** Data records **
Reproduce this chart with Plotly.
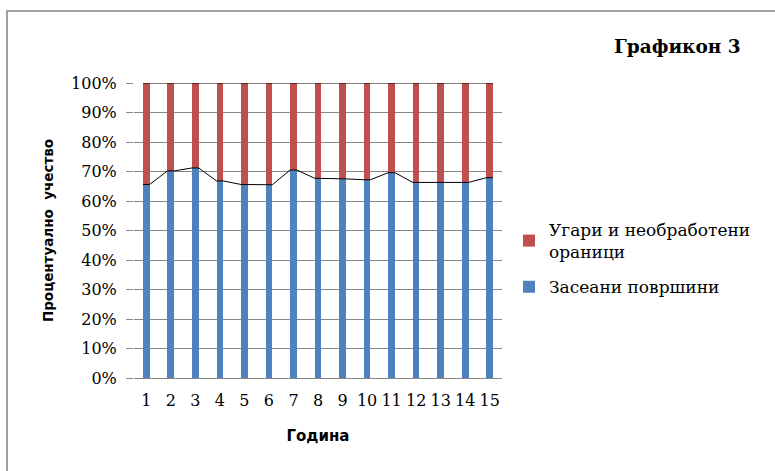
import plotly.graph_objects as go

years = list(range(1, 16))
tick_labels = [str(y) for y in years]
sown = [65.6, 70.2, 71.2, 66.8, 65.6, 65.5, 70.5, 67.7, 67.5, 67.2, 69.6, 66.3, 66.3, 66.3, 67.9]
fallow = [100 - v for v in sown]
totals = [s + f for s, f in zip(sown, fallow)]

name_sown = "Засеани површини"
name_fallow = "Угари и необработени<br>ораници"
title_text = "Графикон 3"
x_title = "Година"
y_title = "Процентуално  учество"

BLUE = "#4F81BD"
RED = "#C0504D"
bar_w = 0.27
hw = bar_w / 2

fig = go.Figure()
fig.add_trace(go.Bar(x=years, y=sown, name=name_sown, marker_color=BLUE, width=bar_w,
                     marker_line_width=0, legendgroup="sown", legendrank=2))
fig.add_trace(go.Bar(x=years, y=fallow, name=name_fallow, marker_color=RED, width=bar_w,
                     marker_line_width=0, legendgroup="fallow", legendrank=1))

# series lines (connect bar tops)
def series_line(vals):
    xs, ys = [], []
    for x, v in zip(years, vals):
        xs += [x - hw, x + hw]
        ys += [v, v]
    return xs, ys

for vals in (sown, totals):
    xs, ys = series_line(vals)
    fig.add_trace(go.Scatter(x=xs, y=ys, mode="lines", line=dict(color="black", width=1),
                             showlegend=False, hoverinfo="skip"))

serif = "DejaVu Serif"
sans = "DejaVu Sans"
L, R, T, B = 134, 273, 83, 93
PW = 775 - L - R
PH = 471 - T - B

def px(x):
    return (x - L) / PW

def py(y):
    return (471 - B - y) / PH

fig.update_layout(
    barmode="stack",
    width=775, height=471,
    margin=dict(l=L, r=R, t=T, b=B),
    paper_bgcolor="white", plot_bgcolor="white",
    showlegend=True,
    legend=dict(traceorder="grouped", x=px(509), xanchor="left", y=py(212), yanchor="top",
                font=dict(family=serif, size=17, color="black"), itemwidth=30,
                tracegroupgap=10, bgcolor="rgba(0,0,0,0)"),
    xaxis=dict(range=[0.5, 15.5], tickmode="array", tickvals=years, ticktext=tick_labels,
               showgrid=False, showline=True, linecolor="#868686", linewidth=1,
               ticks="", tickfont=dict(family=serif, size=16, color="black"),
               ticklabelstandoff=8,
               title=dict(text="<b>" + x_title + "</b>", font=dict(family=sans, size=15, color="black"),
                          standoff=21)),
    yaxis=dict(range=[0, 100], tickmode="array", tickvals=list(range(0, 101, 10)),
               ticktext=[f"{v}%" for v in range(0, 101, 10)],
               showgrid=True, gridcolor="#868686", gridwidth=1, zeroline=False,
               ticks="outside", ticklen=7, tickcolor="#868686",
               tickfont=dict(family=serif, size=16, color="black"),
               ticklabelstandoff=6,
               title=dict(text="<b>" + y_title + "</b>", font=dict(family=sans, size=13.5, color="black"),
                          standoff=14)),
    annotations=[dict(text="<b>" + title_text + "</b>", xref="paper", yref="paper",
                      x=px(677), y=py(47), xanchor="center", yanchor="middle",
                      showarrow=False, font=dict(family=serif, size=18.5, color="black"))],
    shapes=[dict(type="rect", xref="paper", yref="paper",
                 x0=px(7), x1=px(800), y0=py(490), y1=py(11),
                 line=dict(color="#A0A0A0", width=2), fillcolor="rgba(0,0,0,0)", layer="below")],
)

fig.write_html("out.html", config={"displayModeBar": False})
with open("out.html", encoding="utf-8") as f:
    html = f.read()
html = html.replace("<body>", '<body style="margin:0;padding:0;overflow:hidden">', 1)
with open("out.html", "w", encoding="utf-8") as f:
    f.write(html)
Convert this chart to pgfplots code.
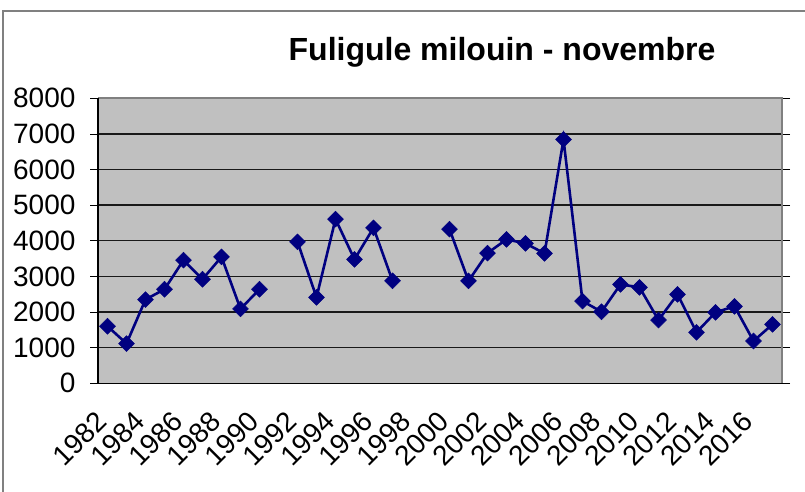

** Objective **
Copy the records word for word, leaving no picture in the copy.

** Solution **
Reproduce this chart with Plotly.
import plotly.graph_objects as go

years = list(range(1, 16))
tick_labels = [str(y) for y in years]
sown = [65.6, 70.2, 71.2, 66.8, 65.6, 65.5, 70.5, 67.7, 67.5, 67.2, 69.6, 66.3, 66.3, 66.3, 67.9]
fallow = [100 - v for v in sown]
totals = [s + f for s, f in zip(sown, fallow)]

name_sown = "Засеани површини"
name_fallow = "Угари и необработени<br>ораници"
title_text = "Графикон 3"
x_title = "Година"
y_title = "Процентуално  учество"

BLUE = "#4F81BD"
RED = "#C0504D"
bar_w = 0.27
hw = bar_w / 2

fig = go.Figure()
fig.add_trace(go.Bar(x=years, y=sown, name=name_sown, marker_color=BLUE, width=bar_w,
                     marker_line_width=0, legendgroup="sown", legendrank=2))
fig.add_trace(go.Bar(x=years, y=fallow, name=name_fallow, marker_color=RED, width=bar_w,
                     marker_line_width=0, legendgroup="fallow", legendrank=1))

# series lines (connect bar tops)
def series_line(vals):
    xs, ys = [], []
    for x, v in zip(years, vals):
        xs += [x - hw, x + hw]
        ys += [v, v]
    return xs, ys

for vals in (sown, totals):
    xs, ys = series_line(vals)
    fig.add_trace(go.Scatter(x=xs, y=ys, mode="lines", line=dict(color="black", width=1),
                             showlegend=False, hoverinfo="skip"))

serif = "DejaVu Serif"
sans = "DejaVu Sans"
L, R, T, B = 134, 273, 83, 93
PW = 775 - L - R
PH = 471 - T - B

def px(x):
    return (x - L) / PW

def py(y):
    return (471 - B - y) / PH

fig.update_layout(
    barmode="stack",
    width=775, height=471,
    margin=dict(l=L, r=R, t=T, b=B),
    paper_bgcolor="white", plot_bgcolor="white",
    showlegend=True,
    legend=dict(traceorder="grouped", x=px(509), xanchor="left", y=py(212), yanchor="top",
                font=dict(family=serif, size=17, color="black"), itemwidth=30,
                tracegroupgap=10, bgcolor="rgba(0,0,0,0)"),
    xaxis=dict(range=[0.5, 15.5], tickmode="array", tickvals=years, ticktext=tick_labels,
               showgrid=False, showline=True, linecolor="#868686", linewidth=1,
               ticks="", tickfont=dict(family=serif, size=16, color="black"),
               ticklabelstandoff=8,
               title=dict(text="<b>" + x_title + "</b>", font=dict(family=sans, size=15, color="black"),
                          standoff=21)),
    yaxis=dict(range=[0, 100], tickmode="array", tickvals=list(range(0, 101, 10)),
               ticktext=[f"{v}%" for v in range(0, 101, 10)],
               showgrid=True, gridcolor="#868686", gridwidth=1, zeroline=False,
               ticks="outside", ticklen=7, tickcolor="#868686",
               tickfont=dict(family=serif, size=16, color="black"),
               ticklabelstandoff=6,
               title=dict(text="<b>" + y_title + "</b>", font=dict(family=sans, size=13.5, color="black"),
                          standoff=14)),
    annotations=[dict(text="<b>" + title_text + "</b>", xref="paper", yref="paper",
                      x=px(677), y=py(47), xanchor="center", yanchor="middle",
                      showarrow=False, font=dict(family=serif, size=18.5, color="black"))],
    shapes=[dict(type="rect", xref="paper", yref="paper",
                 x0=px(7), x1=px(800), y0=py(490), y1=py(11),
                 line=dict(color="#A0A0A0", width=2), fillcolor="rgba(0,0,0,0)", layer="below")],
)

fig.write_html("out.html", config={"displayModeBar": False})
with open("out.html", encoding="utf-8") as f:
    html = f.read()
html = html.replace("<body>", '<body style="margin:0;padding:0;overflow:hidden">', 1)
with open("out.html", "w", encoding="utf-8") as f:
    f.write(html)
Convert this chart to pgfplots code.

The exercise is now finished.